「大リーグ見聞録」(83)-(荻野 通久=日刊ゲンダイ)

◎日米で野球殿堂入り、イチローの「心臓」

▽「バットで黙らせた」

今年(2025年)1月の日米球界の大きな話題のひとつがイチローの殿堂入りだろう。日米とも現役を引退して5年が経過すると資格を得る。稀代のヒットメーカーとして、プロ野球とMLBで数々の記録を樹立しているだけに、殿堂入りは確実。注目は満票を集めるかどうかだ。日本では初。大リーグでは2019年のマリアーノ・リベラ(ヤンキース、歴代1位の通算652セーブ)一人だけ。イチローが満票なら野手では初めて。もちろん、日本人としても第1号だ。

2001年、イチローがオリックスからマリナーズに移籍したとき、活躍を疑問視するMLB関係者は少なくなかった。パワーがなく、コツコツとヒットを打つイチローのバッティングスタイルを「Hitting Julie(ヒッティング ジュリー。ジュリーは女性の名前。女みたいに弱弱しい打ち方の意)」と揶揄する声をあった。今回、殿堂入り候補に挙がったイチローについて、MLBのHPはそうした当時の声を「バットで黙らせた」と紹介している。

▽「大丈夫ですよ」とさらり

イチローには強く印象に残っていることがある。オリックス入団の3年目(1994年)、イチローは開幕からヒットを量産してレギュラーの座をつかみ、一躍、注目を集めた。そのイチローが初めて関東圏に遠征してきたときだ。運動部のデスクだった私は若手記者を西武ドームに行かせ、イチローの単独取材を指示した。ところが彗星のように現れた新星に在京のマスコミが殺到。マイナー媒体のゲンダイの取材は「次に関東地方に来た時に、と広報に言われ、先送りとなりました」と球場から連絡があった。

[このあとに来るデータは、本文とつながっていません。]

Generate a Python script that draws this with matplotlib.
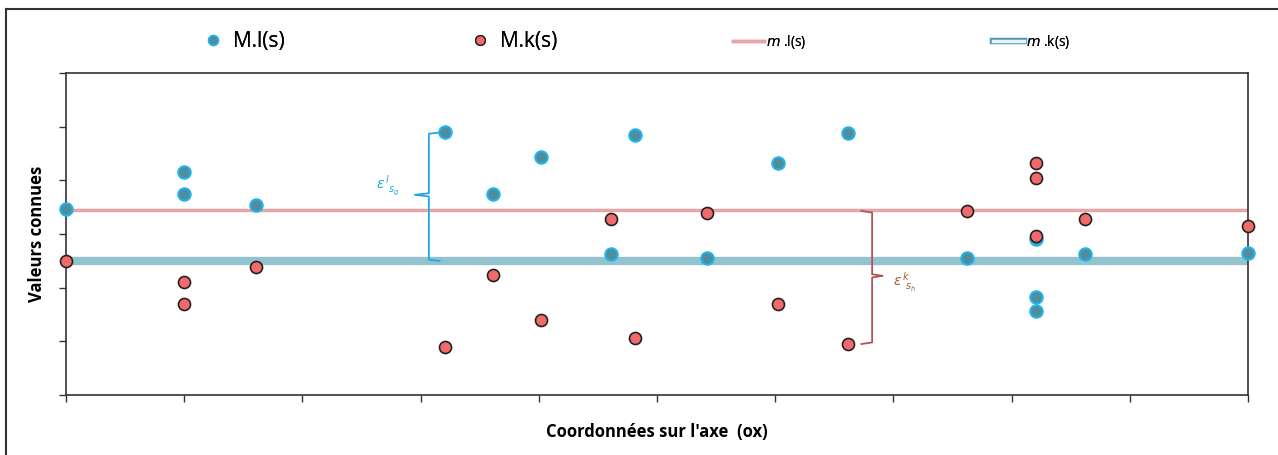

グラウンドでイチローを捕まえた記者がその旨伝えた。次回の上京は約1か月後。そのころは打率も下がり、取材のチャンスもなくなると心配したのだ。するとイチローはこともなげにこう答えたそうだ。

「大丈夫ですよ、次に(関東に)来るときにもちゃんと打ってますから」

私も現役時代、売り出し中や活躍し出した若手を取材した。同じような話をしても「頑張ります」とか「次も取材してもらえるように」と言うのがほとんど。謙遜なのか、本音なのかはともかく、イチローのような答えをした若手は初めて見聞きした。その言葉通り、イチローはその後も打ち続け、打率3割8分5厘で首位打者になった。

「気持ちが体を動かす」とはスポーツの世界ではよく言われる。イチローの並み外れた技術を支えたのは、その「強いメンタル」。今から思えば、プロ野球3年目にしてMLBでの活躍は約束されていたのかも知れない。